9-11 sept. 2015 Paris (France)
Language, power and imperial memory in postcolonial Japanese and South Korean short fiction
Nadeschda Bachem  1@  
1 : School of Oriental and African Studies  (SOAS)  -  Site web

This paper explores Japanese and South Korean short fiction from 1953 to the 1960s that deals with the history and effects of Japanese imperialism in Korea. Guiding questions are: How is the memory of the colonial period narrated in both countries? What inferences are drawn from this experience concerning a collective Self and Other? How is imperialism and its aftermath constructed as a national trauma, and which meaning is assigned to the events in regard to a collective identity?
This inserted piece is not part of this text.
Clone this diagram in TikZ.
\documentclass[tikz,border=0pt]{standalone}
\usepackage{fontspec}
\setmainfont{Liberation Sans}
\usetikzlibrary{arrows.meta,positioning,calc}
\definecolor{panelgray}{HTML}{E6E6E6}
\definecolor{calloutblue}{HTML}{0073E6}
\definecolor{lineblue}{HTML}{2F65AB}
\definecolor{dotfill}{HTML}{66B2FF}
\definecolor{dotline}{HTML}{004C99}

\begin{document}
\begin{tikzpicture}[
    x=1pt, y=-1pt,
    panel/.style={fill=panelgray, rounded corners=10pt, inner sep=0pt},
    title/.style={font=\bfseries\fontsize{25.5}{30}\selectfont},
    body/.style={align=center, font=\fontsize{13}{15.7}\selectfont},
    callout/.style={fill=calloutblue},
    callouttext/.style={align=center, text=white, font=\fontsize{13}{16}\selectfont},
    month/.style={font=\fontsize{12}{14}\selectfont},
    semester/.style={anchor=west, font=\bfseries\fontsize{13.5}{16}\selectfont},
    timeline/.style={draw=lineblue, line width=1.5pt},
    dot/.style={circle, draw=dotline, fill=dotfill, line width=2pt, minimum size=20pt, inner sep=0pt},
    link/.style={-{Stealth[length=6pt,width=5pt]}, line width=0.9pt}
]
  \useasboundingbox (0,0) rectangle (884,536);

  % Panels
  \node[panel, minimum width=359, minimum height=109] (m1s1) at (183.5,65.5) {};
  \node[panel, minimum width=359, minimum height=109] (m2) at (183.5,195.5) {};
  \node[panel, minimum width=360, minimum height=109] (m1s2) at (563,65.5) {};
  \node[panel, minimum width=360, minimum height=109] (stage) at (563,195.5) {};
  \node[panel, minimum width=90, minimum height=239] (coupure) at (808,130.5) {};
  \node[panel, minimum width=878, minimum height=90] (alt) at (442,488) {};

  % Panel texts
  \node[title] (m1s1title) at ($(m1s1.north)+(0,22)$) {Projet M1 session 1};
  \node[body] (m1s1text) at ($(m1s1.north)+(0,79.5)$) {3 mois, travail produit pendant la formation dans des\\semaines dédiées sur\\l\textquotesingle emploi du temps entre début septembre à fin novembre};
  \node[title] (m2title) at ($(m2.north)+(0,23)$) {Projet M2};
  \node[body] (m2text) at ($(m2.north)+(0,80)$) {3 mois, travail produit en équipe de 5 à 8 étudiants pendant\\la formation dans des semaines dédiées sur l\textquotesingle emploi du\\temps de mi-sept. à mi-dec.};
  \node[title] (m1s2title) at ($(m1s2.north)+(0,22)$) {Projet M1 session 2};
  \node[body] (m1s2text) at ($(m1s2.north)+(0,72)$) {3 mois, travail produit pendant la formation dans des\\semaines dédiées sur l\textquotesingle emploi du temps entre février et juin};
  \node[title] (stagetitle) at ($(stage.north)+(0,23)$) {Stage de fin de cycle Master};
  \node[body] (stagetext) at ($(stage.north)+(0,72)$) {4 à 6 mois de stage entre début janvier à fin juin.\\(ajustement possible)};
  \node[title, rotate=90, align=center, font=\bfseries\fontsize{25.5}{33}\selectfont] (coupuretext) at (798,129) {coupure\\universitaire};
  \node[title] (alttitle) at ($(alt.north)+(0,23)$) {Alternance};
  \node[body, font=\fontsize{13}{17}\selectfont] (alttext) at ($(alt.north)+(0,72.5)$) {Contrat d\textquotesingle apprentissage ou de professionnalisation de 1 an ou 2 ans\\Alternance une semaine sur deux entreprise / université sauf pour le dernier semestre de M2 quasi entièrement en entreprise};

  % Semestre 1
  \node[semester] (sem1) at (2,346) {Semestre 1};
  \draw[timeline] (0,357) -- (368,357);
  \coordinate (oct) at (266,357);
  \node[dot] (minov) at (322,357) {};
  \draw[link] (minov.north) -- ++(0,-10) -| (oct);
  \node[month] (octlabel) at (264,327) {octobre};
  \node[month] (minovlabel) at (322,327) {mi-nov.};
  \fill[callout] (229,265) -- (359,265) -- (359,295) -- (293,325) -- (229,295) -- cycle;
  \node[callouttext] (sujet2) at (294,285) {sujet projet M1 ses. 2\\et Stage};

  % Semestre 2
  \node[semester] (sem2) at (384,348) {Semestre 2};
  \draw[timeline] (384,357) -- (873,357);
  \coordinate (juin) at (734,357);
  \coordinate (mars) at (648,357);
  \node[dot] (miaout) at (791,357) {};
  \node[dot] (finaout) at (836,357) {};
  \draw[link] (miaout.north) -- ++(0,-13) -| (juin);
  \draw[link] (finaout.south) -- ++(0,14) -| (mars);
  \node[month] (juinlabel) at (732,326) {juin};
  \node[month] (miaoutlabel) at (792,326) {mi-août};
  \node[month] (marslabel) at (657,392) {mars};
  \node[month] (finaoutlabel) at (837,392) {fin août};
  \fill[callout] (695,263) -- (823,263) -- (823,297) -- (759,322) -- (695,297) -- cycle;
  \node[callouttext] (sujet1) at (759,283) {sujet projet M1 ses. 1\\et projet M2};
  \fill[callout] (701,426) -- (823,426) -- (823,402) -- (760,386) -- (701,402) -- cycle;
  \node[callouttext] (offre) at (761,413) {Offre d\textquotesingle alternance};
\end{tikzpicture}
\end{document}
The paper seeks to answer those questions in order to explore how the construction of memory created a discourse that shapes Japanese-Korean relations to the present day.
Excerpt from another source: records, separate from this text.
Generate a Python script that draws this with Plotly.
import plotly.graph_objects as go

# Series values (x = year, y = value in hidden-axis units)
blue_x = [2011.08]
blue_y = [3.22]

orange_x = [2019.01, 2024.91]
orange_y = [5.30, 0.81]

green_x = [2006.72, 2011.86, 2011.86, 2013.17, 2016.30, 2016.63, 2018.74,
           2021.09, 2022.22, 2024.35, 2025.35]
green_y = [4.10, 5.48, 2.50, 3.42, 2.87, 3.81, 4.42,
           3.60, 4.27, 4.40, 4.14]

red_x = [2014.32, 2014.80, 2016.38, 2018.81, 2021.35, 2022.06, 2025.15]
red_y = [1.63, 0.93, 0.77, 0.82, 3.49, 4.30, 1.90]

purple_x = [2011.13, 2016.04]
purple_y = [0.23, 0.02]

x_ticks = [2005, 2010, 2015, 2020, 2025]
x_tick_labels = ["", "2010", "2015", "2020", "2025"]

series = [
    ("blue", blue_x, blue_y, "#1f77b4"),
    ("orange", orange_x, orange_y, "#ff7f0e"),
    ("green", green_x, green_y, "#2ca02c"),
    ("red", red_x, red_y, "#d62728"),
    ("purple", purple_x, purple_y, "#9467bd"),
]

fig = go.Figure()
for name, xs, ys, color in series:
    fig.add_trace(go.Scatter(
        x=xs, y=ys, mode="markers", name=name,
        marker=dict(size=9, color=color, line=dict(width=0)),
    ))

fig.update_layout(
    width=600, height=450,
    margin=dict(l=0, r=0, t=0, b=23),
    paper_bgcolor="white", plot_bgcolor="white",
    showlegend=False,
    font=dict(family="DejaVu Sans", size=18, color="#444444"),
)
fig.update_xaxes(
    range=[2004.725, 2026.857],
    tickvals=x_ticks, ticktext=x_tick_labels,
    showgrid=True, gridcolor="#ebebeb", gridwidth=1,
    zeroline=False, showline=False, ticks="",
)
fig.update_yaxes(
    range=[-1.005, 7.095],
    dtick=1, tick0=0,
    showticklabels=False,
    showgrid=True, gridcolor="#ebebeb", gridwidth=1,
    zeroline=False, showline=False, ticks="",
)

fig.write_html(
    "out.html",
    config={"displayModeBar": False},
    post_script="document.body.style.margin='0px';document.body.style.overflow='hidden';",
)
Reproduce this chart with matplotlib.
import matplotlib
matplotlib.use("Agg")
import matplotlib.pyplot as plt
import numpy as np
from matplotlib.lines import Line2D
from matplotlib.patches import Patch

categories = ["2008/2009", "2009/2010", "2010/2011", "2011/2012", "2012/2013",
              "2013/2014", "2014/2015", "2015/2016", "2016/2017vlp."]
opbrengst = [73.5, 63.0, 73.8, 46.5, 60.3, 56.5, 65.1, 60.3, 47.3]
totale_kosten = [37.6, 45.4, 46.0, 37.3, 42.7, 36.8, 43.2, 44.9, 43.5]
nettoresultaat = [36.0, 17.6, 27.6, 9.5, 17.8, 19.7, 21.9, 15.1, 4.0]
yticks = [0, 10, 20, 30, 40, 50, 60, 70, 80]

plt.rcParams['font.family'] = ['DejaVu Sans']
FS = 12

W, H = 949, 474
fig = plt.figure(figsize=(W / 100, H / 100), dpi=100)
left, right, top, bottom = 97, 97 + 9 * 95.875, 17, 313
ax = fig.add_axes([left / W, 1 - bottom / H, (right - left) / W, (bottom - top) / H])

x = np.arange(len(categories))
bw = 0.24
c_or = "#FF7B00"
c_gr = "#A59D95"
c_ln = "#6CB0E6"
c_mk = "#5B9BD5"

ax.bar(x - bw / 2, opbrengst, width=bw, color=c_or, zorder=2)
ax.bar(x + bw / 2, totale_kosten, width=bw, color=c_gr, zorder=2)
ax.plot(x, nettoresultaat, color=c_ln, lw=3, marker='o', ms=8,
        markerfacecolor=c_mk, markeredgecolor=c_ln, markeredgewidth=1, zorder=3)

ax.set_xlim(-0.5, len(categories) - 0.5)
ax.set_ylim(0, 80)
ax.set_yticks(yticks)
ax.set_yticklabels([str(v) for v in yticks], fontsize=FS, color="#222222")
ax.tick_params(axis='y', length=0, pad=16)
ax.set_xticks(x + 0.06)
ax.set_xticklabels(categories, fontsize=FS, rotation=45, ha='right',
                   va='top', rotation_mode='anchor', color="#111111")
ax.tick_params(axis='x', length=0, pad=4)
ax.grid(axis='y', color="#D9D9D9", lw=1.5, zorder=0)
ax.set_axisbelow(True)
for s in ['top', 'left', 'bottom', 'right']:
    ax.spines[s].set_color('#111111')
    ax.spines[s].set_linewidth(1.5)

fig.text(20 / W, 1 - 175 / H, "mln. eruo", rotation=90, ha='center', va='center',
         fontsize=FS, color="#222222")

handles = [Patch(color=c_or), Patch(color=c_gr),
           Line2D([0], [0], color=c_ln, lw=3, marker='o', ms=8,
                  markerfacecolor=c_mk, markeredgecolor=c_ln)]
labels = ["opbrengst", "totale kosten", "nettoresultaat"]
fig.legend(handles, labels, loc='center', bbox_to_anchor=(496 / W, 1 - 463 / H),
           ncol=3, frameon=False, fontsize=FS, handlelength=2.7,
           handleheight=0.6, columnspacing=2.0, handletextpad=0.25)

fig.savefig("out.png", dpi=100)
Focus will be on the theme of powerlessness and the multi-faceted play of inferiority and superiority with particular regard to language. The paper will investigate how impotence within the colonial power structure is often expressed in lingual terms; as speechlessness in face of the Japanese or Korean lingual Other, or as the need to adapt to the respective hegemonic language. On a broader scale, the paper finds itself in the tradition of an East Asian comparative literature and furthermore attempts to locate the specific Japanese-Korean case within the overall frame of postcolonial studies.